Reputation: 373
I am working on this spellchecker and one of the methods I use to suggest corrections to the user is inserting multiple characters into the word. This allows for words like exmpl
to be corrected to example
Here's the actual code:
public static Set<String> multiInsert(String word, int startIndex) {
Set<String> result = new HashSet<>();
//List of characters to insert
String correction = "azertyuiopqsdfghjklmwxcvbnùûüéèçàêë";
for (int i = startIndex; i <= word.length(); i++) {
for (int j = i + 1; j <= word.length(); j++) {
for (int k = 0; k < correction.length(); k++) {
String newWord = word.substring(0, j) + correction.charAt(k) + word.substring(j);
result.addAll(multiInsert(newWord, startIndex + 2));
if(dico.contains(newWord)) result.add(newWord);
}
}
}
return result;
}
The problem with this function is that it takes A LOT of time to process especially when the word is long or when I have too many words to correct. Is there any better way to implement this function or optimize it?
Upvotes: 0
Views: 430
Reputation: 40659
What's making it slow is you're testing for strings that are not in the dictionary. There are lots more possible misspellings than there are words in the dictionary. You need to be guided by the dictionary.
This is the general spelling correction problem. I've programmed it several times.
In a nutshell, the method is to store the dictionary as a trie, and do bounded depth-first walk of the trie. At each step, you keep track of the distance between the word in the trie and the original word. Whenever that distance exceeds the bound, you prune the search.
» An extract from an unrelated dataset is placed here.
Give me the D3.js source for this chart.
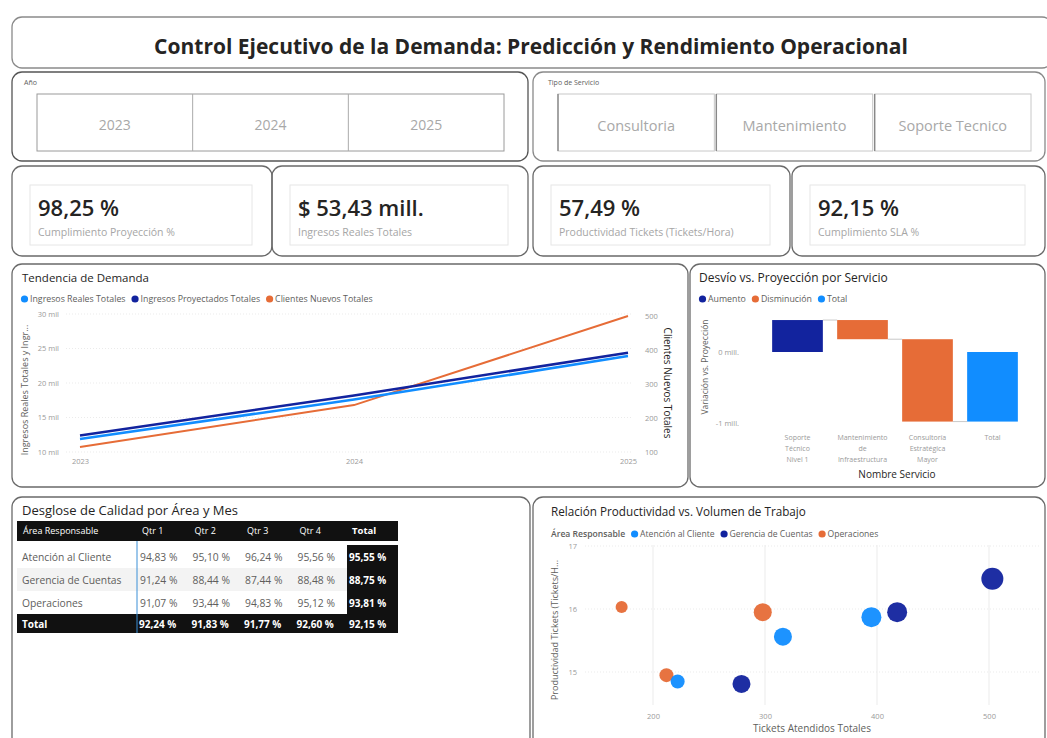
<!DOCTYPE html>
<html>
<head>
<meta charset="utf-8">
<script src="https://cdn.jsdelivr.net/npm/d3@7"></script>
<style>
  body { margin: 0; background: #fff; }
  svg text { font-family: "Open Sans", "Noto Sans", sans-serif; }
</style>
</head>
<body>
<svg id="dash" width="1047" height="738"></svg>
<script>
// ---- data ----
const years = ["2023", "2024", "2025"];
const ingresosReales = [11.9, 17.6, 23.9];        // mil
const ingresosProyectados = [12.4, 18.2, 24.4];   // mil
const clientesNuevos = [115, 238, 500];
const leftTicks = [10, 15, 20, 25, 30];
const rightTicks = [100, 200, 300, 400, 500];

const servicios = ["Consultoria", "Mantenimiento", "Soporte Tecnico"];

const kpiValues = ["98,25 %", "$ 53,43 mill.", "57,49 %", "92,15 %"];
const kpiLabels = ["Cumplimiento Proyección %", "Ingresos Reales Totales",
  "Productividad Tickets (Tickets/Hora)", "Cumplimiento SLA %"];

const wfCategories = ["Soporte Técnico Nivel 1", "Mantenimiento de Infraestructura",
  "Consultoría Estratégica Mayor", "Total"];
const wfDeltas = [0.45, -0.27, -1.16];            // mill.
const wfTicks = [-1, 0];

const areas = ["Atención al Cliente", "Gerencia de Cuentas", "Operaciones"];
const quarters = ["Qtr 1", "Qtr 2", "Qtr 3", "Qtr 4"];
const calidad = [
  [94.83, 95.10, 96.24, 95.56],
  [91.24, 88.44, 87.44, 88.48],
  [91.07, 93.44, 94.83, 95.12]
];
const calidadArea = [95.55, 88.75, 93.81];
const calidadQtr = [92.24, 91.83, 91.77, 92.60];
const calidadTotal = 92.15;

const scatterArea = ["Operaciones", "Operaciones", "Atención al Cliente", "Gerencia de Cuentas",
  "Operaciones", "Atención al Cliente", "Atención al Cliente", "Gerencia de Cuentas", "Gerencia de Cuentas"];
const scatterTickets = [172, 212, 222, 279, 298, 316, 395, 418, 503];
const scatterProd = [16.03, 14.95, 14.85, 14.81, 15.95, 15.56, 15.87, 15.95, 16.48];
const scatterSize = [6, 7, 7, 9, 9, 9, 10, 10, 11];
const scatterXTicks = [200, 300, 400, 500];
const scatterYTicks = [15, 16, 17];

// ---- setup ----
const svg = d3.select("#dash");
const col = { blue: "#118DFF", navy: "#12239E", orange: "#E66C37",
  text: "#252423", grey: "#605E5C", faint: "#9a9a9a", grid: "#ebebeb" };
const areaColor = d3.scaleOrdinal()
  .domain(["Atención al Cliente", "Gerencia de Cuentas", "Operaciones"])
  .range([col.blue, col.navy, col.orange]);
const pct = v => d3.format(".2f")(v).replace(".", ",") + " %";

function panel(x, y, w, h, stroke) {
  svg.append("rect")
    .attr("x", x).attr("y", y).attr("width", w).attr("height", h)
    .attr("rx", 10)
    .attr("fill", "none")
    .attr("stroke", stroke || "#6a6a6a")
    .attr("stroke-width", 1.3);
}

function txt(x, y, s, size, fill, opts) {
  opts = opts || {};
  return svg.append("text")
    .attr("x", x).attr("y", y)
    .attr("font-size", size)
    .attr("fill", fill)
    .attr("font-weight", opts.weight || 400)
    .attr("text-anchor", opts.anchor || "start")
    .text(s);
}

function legend(x, y, items, size) {
  let cx = x;
  items.forEach(it => {
    if (it.color) {
      svg.append("circle").attr("cx", cx + 3.5).attr("cy", y - 3).attr("r", 3.6).attr("fill", it.color);
      cx += 9;
    }
    const t = txt(cx, y, it.label, size, it.fill || col.grey, { weight: it.weight });
    cx += t.node().getComputedTextLength() + 6;
  });
}

// ---- header ----
panel(12, 17, 1040, 51, "#8a8a8a");
txt(531, 54, "Control Ejecutivo de la Demanda: Predicción y Rendimiento Operacional", 21, col.text,
  { weight: 700, anchor: "middle" });

// ---- slicers ----
panel(12, 72, 516, 89, "#555");
txt(24, 85, "Año", 7, col.grey);
svg.append("rect").attr("x", 37).attr("y", 94).attr("width", 467).attr("height", 57)
  .attr("fill", "none").attr("stroke", "#9a9a9a").attr("stroke-width", 1);
const yearX = d3.scaleBand().domain(years).range([37, 504]);
years.slice(1).forEach(y => {
  svg.append("line").attr("x1", yearX(y)).attr("x2", yearX(y)).attr("y1", 94).attr("y2", 151)
    .attr("stroke", "#aaa");
});
years.forEach(y => txt(yearX(y) + yearX.bandwidth() / 2, 130, y, 14, "#a8a8a8", { anchor: "middle" }));

panel(533, 72, 512, 89, "#8a8a8a");
txt(548, 85, "Tipo de Servicio", 7, col.grey);
const servX = d3.scaleBand().domain(servicios).range([557, 1032]);
servicios.forEach(s => {
  svg.append("rect").attr("x", servX(s) + 1).attr("y", 94).attr("width", servX.bandwidth() - 2).attr("height", 57)
    .attr("fill", "none").attr("stroke", "#c8c8c8");
  svg.append("line").attr("x1", servX(s) + 1).attr("x2", servX(s) + 1).attr("y1", 94).attr("y2", 151)
    .attr("stroke", "#888").attr("stroke-width", 1.4);
  txt(servX(s) + servX.bandwidth() / 2, 131, s, 14.5, "#a8a8a8", { anchor: "middle" });
});

// ---- KPI cards ----
const cards = [[12, 260], [272, 256], [533, 257], [792, 253]];
cards.forEach((c, i) => {
  panel(c[0], 166, c[1], 90, "#6a6a6a");
  svg.append("rect").attr("x", c[0] + 18).attr("y", 185).attr("width", c[1] - 38).attr("height", 60)
    .attr("fill", "none").attr("stroke", "#e6e6e6");
  txt(c[0] + 26, 216, kpiValues[i], 22, col.text, { weight: 600 });
  txt(c[0] + 26, 236, kpiLabels[i], 10.5, "#a6a6a6");
});

// ---- line chart ----
panel(12, 264, 676, 223, "#6a6a6a");
txt(22, 282, "Tendencia de Demanda", 11.5, col.text);
legend(21, 302, [
  { label: "Ingresos Reales Totales", color: col.blue },
  { label: "Ingresos Proyectados Totales", color: col.navy },
  { label: "Clientes Nuevos Totales", color: col.orange }
], 8.8);

const lx = d3.scalePoint().domain(years).range([80, 628]);
const ly = d3.scaleLinear().domain([10, 30]).range([452, 314]);
const ry = d3.scaleLinear().domain([100, 500]).range([452, 316]);

svg.append("g").selectAll("line").data(leftTicks).join("line")
  .attr("x1", 66).attr("x2", 632)
  .attr("y1", d => ly(d)).attr("y2", d => ly(d))
  .attr("stroke", col.grid).attr("stroke-dasharray", "1,2");

const gl = svg.append("g").attr("transform", "translate(62,0)")
  .call(d3.axisLeft(ly).tickValues(leftTicks).tickSize(0).tickFormat(d => d + " mil"));
gl.select(".domain").remove();
gl.selectAll("text").attr("font-size", 7.5).attr("fill", col.faint).attr("dy", "0.32em");

const gr = svg.append("g").attr("transform", "translate(642,0)")
  .call(d3.axisRight(ry).tickValues(rightTicks).tickSize(0));
gr.select(".domain").remove();
gr.selectAll("text").attr("font-size", 7.5).attr("fill", col.faint).attr("dy", "0.32em");

const gx = svg.append("g").attr("transform", "translate(0,456)")
  .call(d3.axisBottom(lx).tickSize(0));
gx.select(".domain").remove();
gx.selectAll("text").attr("font-size", 7.5).attr("fill", col.faint);

txt(0, 0, "Ingresos Reales Totales y Ingr...", 9, col.grey, { anchor: "middle" })
  .attr("transform", "translate(28,390) rotate(-90)");
txt(0, 0, "Clientes Nuevos Totales", 10, col.text, { anchor: "middle" })
  .attr("transform", "translate(664,383) rotate(90)");

const lineL = d3.line().x((d, i) => lx(years[i])).y(d => ly(d));
const lineR = d3.line().x((d, i) => lx(years[i])).y(d => ry(d));
svg.append("path").datum(clientesNuevos).attr("d", lineR)
  .attr("fill", "none").attr("stroke", col.orange).attr("stroke-width", 2);
svg.append("path").datum(ingresosReales).attr("d", lineL)
  .attr("fill", "none").attr("stroke", col.blue).attr("stroke-width", 2.5);
svg.append("path").datum(ingresosProyectados).attr("d", lineL)
  .attr("fill", "none").attr("stroke", col.navy).attr("stroke-width", 2.5);

// ---- waterfall ----
panel(690, 264, 355, 223, "#6a6a6a");
txt(699, 282, "Desvío vs. Proyección por Servicio", 12, col.text);
legend(699, 302, [
  { label: "Aumento", color: col.navy },
  { label: "Disminución", color: col.orange },
  { label: "Total", color: col.blue }
], 8.8);

const wx = d3.scaleBand().domain(wfCategories).range([765, 1025]).paddingInner(0.22).paddingOuter(0.11);
const wy = d3.scaleLinear().domain([-1, 0]).range([423, 352]);

let run = 0;
const wfBars = wfDeltas.map((d, i) => {
  const b = { cat: wfCategories[i], start: run, end: run + d, color: d >= 0 ? col.navy : col.orange };
  run += d;
  return b;
});
wfBars.push({ cat: "Total", start: 0, end: run, color: col.blue });

const gwy = svg.append("g").attr("transform", "translate(742,0)")
  .call(d3.axisLeft(wy).tickValues(wfTicks).tickSize(0).tickFormat(d => d + " mill."));
gwy.select(".domain").remove();
gwy.selectAll("text").attr("font-size", 7.5).attr("fill", col.faint).attr("dy", "0.32em");

wfBars.slice(0, -1).forEach((b, i) => {
  svg.append("line")
    .attr("x1", wx(b.cat) + wx.bandwidth()).attr("x2", wx(wfBars[i + 1].cat))
    .attr("y1", wy(b.end)).attr("y2", wy(b.end))
    .attr("stroke", "#bbb").attr("stroke-width", 0.8);
});
svg.append("g").selectAll("rect").data(wfBars).join("rect")
  .attr("x", d => wx(d.cat)).attr("width", wx.bandwidth())
  .attr("y", d => wy(Math.max(d.start, d.end)))
  .attr("height", d => Math.abs(wy(d.start) - wy(d.end)))
  .attr("fill", d => d.color);

wfCategories.forEach(c => {
  const words = c.split(" ");
  const lines = [];
  words.forEach(w => {
    if (lines.length && (lines[lines.length - 1] + " " + w).length <= 7 && w.length < 4)
      lines[lines.length - 1] += " " + w;
    else lines.push(w);
  });
  lines.forEach((l, k) => txt(wx(c) + wx.bandwidth() / 2, 440 + k * 11, l, 7, col.faint, { anchor: "middle" }));
});
txt(897, 478, "Nombre Servicio", 10, col.text, { anchor: "middle" });
txt(0, 0, "Variación vs. Proyección", 8.5, col.grey, { anchor: "middle" })
  .attr("transform", "translate(708,367) rotate(-90)");

// ---- matrix ----
panel(12, 497, 518, 250, "#6a6a6a");
txt(22, 515, "Desglose de Calidad por Área y Mes", 13, col.text);

const tx0 = 17, tx1 = 137, tx2 = 347, tx3 = 398;
const qx = d3.scaleBand().domain(quarters).range([tx1, tx2]);
const rowY = d3.scaleBand().domain(areas).range([545, 614]);

svg.append("rect").attr("x", tx0).attr("y", 521).attr("width", tx3 - tx0).attr("height", 20).attr("fill", "#111");
txt(tx0 + 6, 534, "Área Responsable", 9, "#fff");
quarters.forEach(q => txt(qx(q) + 5, 534, q, 9, "#fff"));
txt(tx2 + 5, 534, "Total", 9.5, "#fff", { weight: 700 });

areas.forEach((a, i) => {
  if (i === 1) svg.append("rect").attr("x", tx0).attr("y", rowY(a)).attr("width", tx2 - tx0)
    .attr("height", rowY.bandwidth()).attr("fill", "#f3f3f3");
  svg.append("rect").attr("x", tx2).attr("y", rowY(a)).attr("width", tx3 - tx2)
    .attr("height", rowY.bandwidth()).attr("fill", "#111");
  const ty = rowY(a) + rowY.bandwidth() / 2 + 4;
  txt(tx0 + 5, ty, a, 10.3, col.grey);
  quarters.forEach((q, j) => txt(qx(q) + 3, ty, pct(calidad[i][j]), 10.3, col.grey));
  txt(tx2 + 2, ty, pct(calidadArea[i]), 10, "#fff", { weight: 700 });
});
svg.append("rect").attr("x", tx0).attr("y", 614).attr("width", tx3 - tx0).attr("height", 19).attr("fill", "#111");
txt(tx0 + 5, 628, "Total", 10, "#fff", { weight: 700 });
quarters.forEach((q, j) => txt(qx(q) + 2, 628, pct(calidadQtr[j]), 10, "#fff", { weight: 700 }));
txt(tx2 + 2, 628, pct(calidadTotal), 10, "#fff", { weight: 700 });
svg.append("line").attr("x1", tx1).attr("x2", tx1).attr("y1", 541).attr("y2", 633)
  .attr("stroke", "#3b8fd6").attr("stroke-width", 1);

// ---- scatter ----
panel(533, 497, 512, 250, "#6a6a6a");
txt(551, 516, "Relación Productividad vs. Volumen de Trabajo", 11.7, col.text);
legend(551, 537, [
  { label: "Área Responsable", weight: 600, fill: col.grey },
  { label: "Atención al Cliente", color: col.blue },
  { label: "Gerencia de Cuentas", color: col.navy },
  { label: "Operaciones", color: col.orange }
], 8.6);

const sx = d3.scaleLinear().domain([200, 500]).range([653, 989]);
const sy = d3.scaleLinear().domain([15, 17]).range([672, 546]);

svg.append("g").selectAll("line").data(scatterXTicks).join("line")
  .attr("x1", d => sx(d)).attr("x2", d => sx(d)).attr("y1", 545).attr("y2", 705)
  .attr("stroke", col.grid);
svg.append("g").selectAll("line").data(scatterYTicks).join("line")
  .attr("x1", 585).attr("x2", 1040).attr("y1", d => sy(d)).attr("y2", d => sy(d))
  .attr("stroke", col.grid).attr("stroke-dasharray", "1,2");

const sgx = svg.append("g").attr("transform", "translate(0,711)")
  .call(d3.axisBottom(sx).tickValues(scatterXTicks).tickSize(0));
sgx.select(".domain").remove();
sgx.selectAll("text").attr("font-size", 7.5).attr("fill", col.faint);

const sgy = svg.append("g").attr("transform", "translate(580,0)")
  .call(d3.axisLeft(sy).tickValues(scatterYTicks).tickSize(0).tickFormat(d3.format("d")));
sgy.select(".domain").remove();
sgy.selectAll("text").attr("font-size", 7.5).attr("fill", col.faint).attr("dy", "0.32em");

txt(812, 732, "Tickets Atendidos Totales", 10, col.grey, { anchor: "middle" });
txt(0, 0, "Productividad Tickets (Tickets/H...", 9, col.grey, { anchor: "middle" })
  .attr("transform", "translate(558,630) rotate(-90)");

svg.append("g").selectAll("circle").data(scatterTickets).join("circle")
  .attr("cx", d => sx(d))
  .attr("cy", (d, i) => sy(scatterProd[i]))
  .attr("r", (d, i) => scatterSize[i])
  .attr("fill", (d, i) => areaColor(scatterArea[i]))
  .attr("opacity", 0.95);
</script>
</body>
</html>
So you do it in cycles, increasing the bound each time. First you do it with a bound of 0, so it will only find an exact match. That is equivalent to ordinary trie search. If that did not yield a match, do the walk again with a bound of 1. That will find all dictionary words that are distance 1 from the original word. If that didn't yield any, increase the bound to 2, and so on. (What constitutes an increment of distance is any transformation you choose, like insertion, deletion, replacement, or more general re-writings.)
The performance is bounded by the true distance times the dictionary size. Short of that, it is exponential in the true distance. Since each walk costs a factor times the previous walk, the time is dominated by the final walk, so the prior walks do not add much time.
There is an advantage to organizing the dictionary as a trie, since a trie is just a particular form of Finite State Machine. You can add sub-machines to it to handle common prefixes and suffixes, without massively expanding the dictionary. Consider these words: nation, national, nationalism, nationalistic, nationalistical, nationalisticalism, ... Such words may not be common, but they are not impossible. A suffix trie handles them easily. Similarly prefixes like pre-, post-, un-, de-, in-, etc.
Upvotes: 2
Reputation: 965
You can have a look at Jazzy which is a Java spellchecker API.
You might also want to consider Fuzzy String Matching.
Upvotes: 0